The American Legislative Exchange Council seems to be catching it from both sides in American politics. Leftists see the group as a conservative bogey-man ready to erase the big-government “gains” achieved in the 60s and 70s.
ALEC was founded by movement conservatives in 1973 to try and inject a capitalist viewpoint into government debates. Critics on the right see the organization as having veered dramatically from that mission — taking a fascist turn and becoming a vehicle for large corporations to buy off politicians in order to win corporate welfare and other special favors.
Harold Brubaker and Thom Tillis — the only two Republican speakers of the NC state House since Reconstruction — are both major players within ALEC’s national organization. Brubaker resigned from the House in 2012 to start a lobbying practice — which happens to be chock full of ALEC-affiliated clients.
I cross-checked Tillis’ Senate campaign report data, as of September 30, with this site (which details lobbyists, law firms, and corporations affiliated with ALEC). I was able to identify $54,000 in contributions from people with clear, unambiguous ties to ALEC. Lump those funds in with the other five and six-figure contributions from Super PACs, and a really disturbing pattern starts to emerge.

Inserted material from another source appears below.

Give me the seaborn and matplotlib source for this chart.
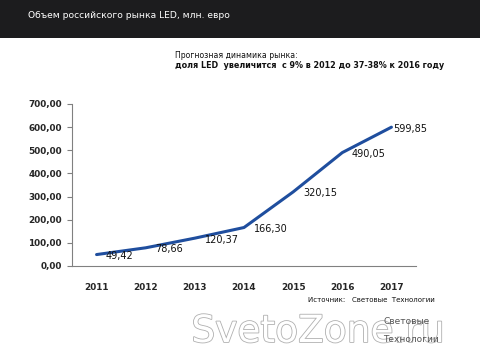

A maximum individual contribution from the spouse of Harold Brubaker — the ALEC-connected lobbyist — appears on the report. Another interesting name on the report was that of Diane Cullinan Oberhelman of Illinois. She ponied up $5200 to the Tillis campaign. Ms. Oberhelman is close friends with former First Lady Laura Bush — so there’s probably a Karl Rove tie there, too. (Oberhelman has also donated to liberal Democrat senator Claire McCaskill (Mo.) and leftist congressman Lloyd Doggett (D-Tx). She’s handed out nearly $20,000 in campaign contributions in 2014. She gave more than $45,000 to candidates across the country in 2012.)
More significantly, her husband Doug is CEO of Caterpillar — an active member of ALEC. Mr. Oberhelman is also working with Senator Dick Durbin (D-IL) to push “comprehensive immigration reform” through Congress.